Um filme opaco
por Bruno CarmeloO título deste filme pode ser enganoso. As Consequências do Amor não é propriamente um romance – nem é exatamente um drama, ou mesmo um suspense. Para bem ou para o mal, este é um projeto estranhíssimo, de difícil definição, nos quais as transformações microscópicas na vida do protagonista Titta Di Girolamo (Toni Servillo) passam quase despercebidas na narrativa. Se existe amor nesta história, ele não é mais importante que os outros gêneros, nem mais importante que os cenários e objetos da história.
Trata-se de um filme de ambientação, no qual o diretor Paolo Sorrentino troca as explicações pelo poder da sugestão. Titta mora há anos num hotel, mas o espectador ignora as razões desta escolha. Ele não conversa com ninguém ao redor, mantendo uma rotina de repetições, por motivos que o público também desconhece. Ele carrega malas repletas de dinheiro, mas o roteiro não explica a origem nem o destino desta quantia. A família ignora a presença de Titta, sem que saibamos o porquê. Até o momento em que o personagem simplesmente explica todas essas questões, em poucos minutos, à garçonete Sofia (Olivia Magnani), com uma clareza exemplar.
Por que esconder tantos elementos, se a revelação é estruturada como uma cena banal? Por que investir no suspense durante cerca de 80 minutos, se a descoberta não transforma os rumos da narrativa? As escolhas do diretor são singulares, e tamanha estranheza parece constituir o objetivo principal do filme. A música é lânguida e sugestiva, uma mulher bela passa sempre pelo corredor, mafiosos infiltram-se no quarto. Sugere-se a irrupção de uma crise o tempo inteiro, mas nenhuma ação se desenvolve.

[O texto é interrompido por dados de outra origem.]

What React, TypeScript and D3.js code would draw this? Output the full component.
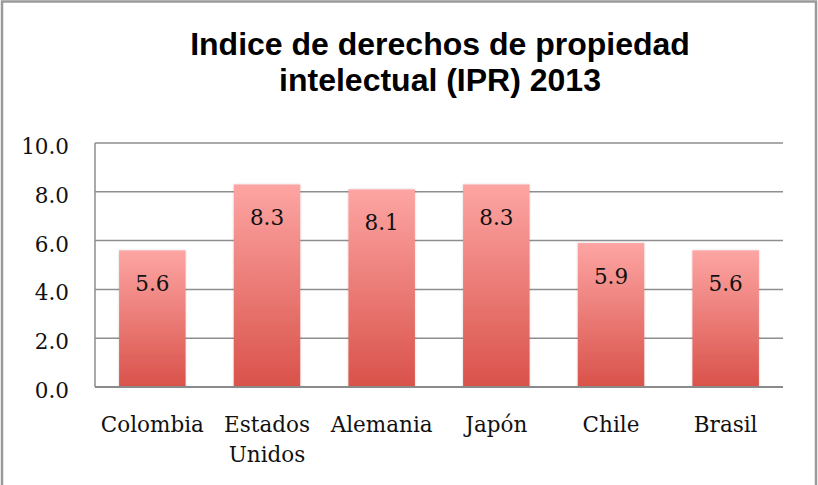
import React, { useEffect, useRef } from 'react';
import * as d3 from 'd3';

const categories = ['Colombia', 'Estados Unidos', 'Alemania', 'Japón', 'Chile', 'Brasil'];
const categoryLines = [['Colombia'], ['Estados', 'Unidos'], ['Alemania'], ['Japón'], ['Chile'], ['Brasil']];
const values = [5.6, 8.3, 8.1, 8.3, 5.9, 5.6];
const yTicks = [0, 2, 4, 6, 8, 10];
const titleLines = ['Indice de derechos de propiedad', 'intelectual (IPR) 2013'];

const W = 818;
const H = 485;

const App = () => {
    const svgRef = useRef<SVGSVGElement>(null);

    useEffect(() => {
        document.body.style.margin = '0';
        const svg = d3.select(svgRef.current);
        svg.selectAll('*').remove();

        const serif = '"DejaVu Serif", serif';
        const plot = { left: 95, right: 783, top: 143, bottom: 387 };

        const x = d3.scaleBand<string>()
            .domain(categories)
            .range([plot.left, plot.right])
            .paddingInner(0.42)
            .paddingOuter(0.21);

        const y = d3.scaleLinear()
            .domain([0, 10])
            .range([plot.bottom, plot.top]);

        // background + frame
        svg.append('rect').attr('width', W).attr('height', H).attr('fill', '#fff');
        svg.append('path')
            .attr('d', `M2,${H} V1.5 H816 V${H}`)
            .attr('fill', 'none')
            .attr('stroke', '#9a9a9a')
            .attr('stroke-width', 2.5);

        const defs = svg.append('defs');
        const grad = defs.append('linearGradient')
            .attr('id', 'barGrad')
            .attr('x1', 0).attr('y1', 0).attr('x2', 0).attr('y2', 1);
        grad.append('stop').attr('offset', '0%').attr('stop-color', '#fda5a3');
        grad.append('stop').attr('offset', '100%').attr('stop-color', '#d9524a');

        const shadow = defs.append('filter').attr('id', 'barShadow')
            .attr('x', '-10%').attr('y', '-5%').attr('width', '120%').attr('height', '110%');
        shadow.append('feDropShadow')
            .attr('dx', 0).attr('dy', 0).attr('stdDeviation', 1.2)
            .attr('flood-color', '#000').attr('flood-opacity', 0.18);

        // title
        svg.append('text')
            .attr('x', 440)
            .attr('text-anchor', 'middle')
            .style('font-family', '"Liberation Sans", Arial, sans-serif')
            .style('font-weight', 'bold')
            .style('font-size', '32px')
            .attr('fill', '#000')
            .selectAll('tspan')
            .data(titleLines)
            .enter()
            .append('tspan')
            .attr('x', 440)
            .attr('y', (d, i) => 55 + i * 36)
            .text(d => d);

        // gridlines
        svg.append('g')
            .selectAll('line')
            .data(yTicks.filter(t => t > 0))
            .enter()
            .append('line')
            .attr('x1', plot.left)
            .attr('x2', plot.right)
            .attr('y1', d => y(d))
            .attr('y2', d => y(d))
            .attr('stroke', '#8e8e8e')
            .attr('stroke-width', 1.5);

        // y axis line
        svg.append('line')
            .attr('x1', plot.left).attr('x2', plot.left)
            .attr('y1', plot.top).attr('y2', plot.bottom)
            .attr('stroke', '#8e8e8e')
            .attr('stroke-width', 1.5);

        // y tick labels
        svg.append('g')
            .selectAll('text')
            .data(yTicks)
            .enter()
            .append('text')
            .attr('x', 69)
            .attr('y', d => y(d) + 11)
            .attr('text-anchor', 'end')
            .style('font-family', serif)
            .style('font-size', '21.5px')
            .attr('fill', '#111')
            .text(d => d3.format('.1f')(d));

        // bars
        svg.append('g')
            .selectAll('rect')
            .data(values)
            .enter()
            .append('rect')
            .attr('x', (d, i) => x(categories[i])!)
            .attr('y', d => y(d))
            .attr('width', x.bandwidth())
            .attr('height', d => y(0) - y(d))
            .attr('fill', 'url(#barGrad)')
            .attr('filter', 'url(#barShadow)');

        // x axis line
        svg.append('line')
            .attr('x1', plot.left).attr('x2', plot.right)
            .attr('y1', plot.bottom).attr('y2', plot.bottom)
            .attr('stroke', '#8a8a8a')
            .attr('stroke-width', 2);

        // value labels inside bar end
        svg.append('g')
            .selectAll('text')
            .data(values)
            .enter()
            .append('text')
            .attr('x', (d, i) => x(categories[i])! + x.bandwidth() / 2)
            .attr('y', d => y(d) + 41)
            .attr('text-anchor', 'middle')
            .style('font-family', serif)
            .style('font-size', '21.5px')
            .attr('fill', '#111')
            .text(d => d3.format('.1f')(d));

        // category labels
        const cat = svg.append('g')
            .selectAll('text')
            .data(categories)
            .enter()
            .append('text')
            .attr('text-anchor', 'middle')
            .style('font-family', serif)
            .style('font-size', '21.5px')
            .attr('fill', '#111');
        cat.selectAll('tspan')
            .data((d, i) => categoryLines[i].map(line => ({ line, c: d })))
            .enter()
            .append('tspan')
            .attr('x', d => x(d.c)! + x.bandwidth() / 2)
            .attr('y', (d, j) => 432 + j * 30)
            .text(d => d.line);
    }, []);

    return <svg ref={svgRef} width={W} height={H} style={{ display: 'block' }} />;
};

export default App;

As Consequências do Amor é um projeto bem-sucedido na manipulação de sensações e expectativas, mas a recompensa oferecida ao jogo não necessariamente compensa a jornada.
Embora só chegue aos cinemas brasileiros em 2016, este é um filme de 2004, muito antes de Sorrentino conquistar a fama internacional com A Grande Beleza e A Juventude. O estilo rococó das produções mais recentes ainda não tinha sido lapidado doze anos atrás, mas o cineasta italiano já demonstrava um prazer imenso em deslizar a sua câmera, colando-a ao rosto e ao corpo dos personagens, às curvas de cada objeto em cena. Ele desenvolve uma sensualidade publicitária: quando sua imagem contorna as formas de um carro de luxo e os detalhes de uma mala de viagem, falta apenas a marca dos produtos surgir na tela para obtermos um spot de marketing.
Toda a estética é construída em torna da ideia de sedução, mesmo que não se saiba exatamente o que fazer com os olhares cativos pela imagem. A mecânica de Titta, que atrai e repele pessoas com a mesma inocuidade, lembra o funcionamento do próprio filme. Este é um circuito desejante que não pretende se esgotar. Mesmo assim, é preciso louvar o magnetismo obtido através da montagem precisa e da atuação afinada de Toni Servillo, um verdadeiro “homem que não estava lá”. Ele protagoniza a viagem de heroína mais minimalista e langorosa que o cinema já viu.
Sem surpresa, a cena final é tão bela quanto desconectada do resto da trama. Isso é um sintoma de toda a produção: o filme só poderia fechar sua história apontando para mais uma saída, para uma nova pista de leitura, ou seja, para mais uma possibilidade de desejo - uma continuação do jogo. Sorrentino nos promete sangue, sexo e segredos obscuros, e depois se alimenta do prazer sádico e perfeitamente calculado da frustração.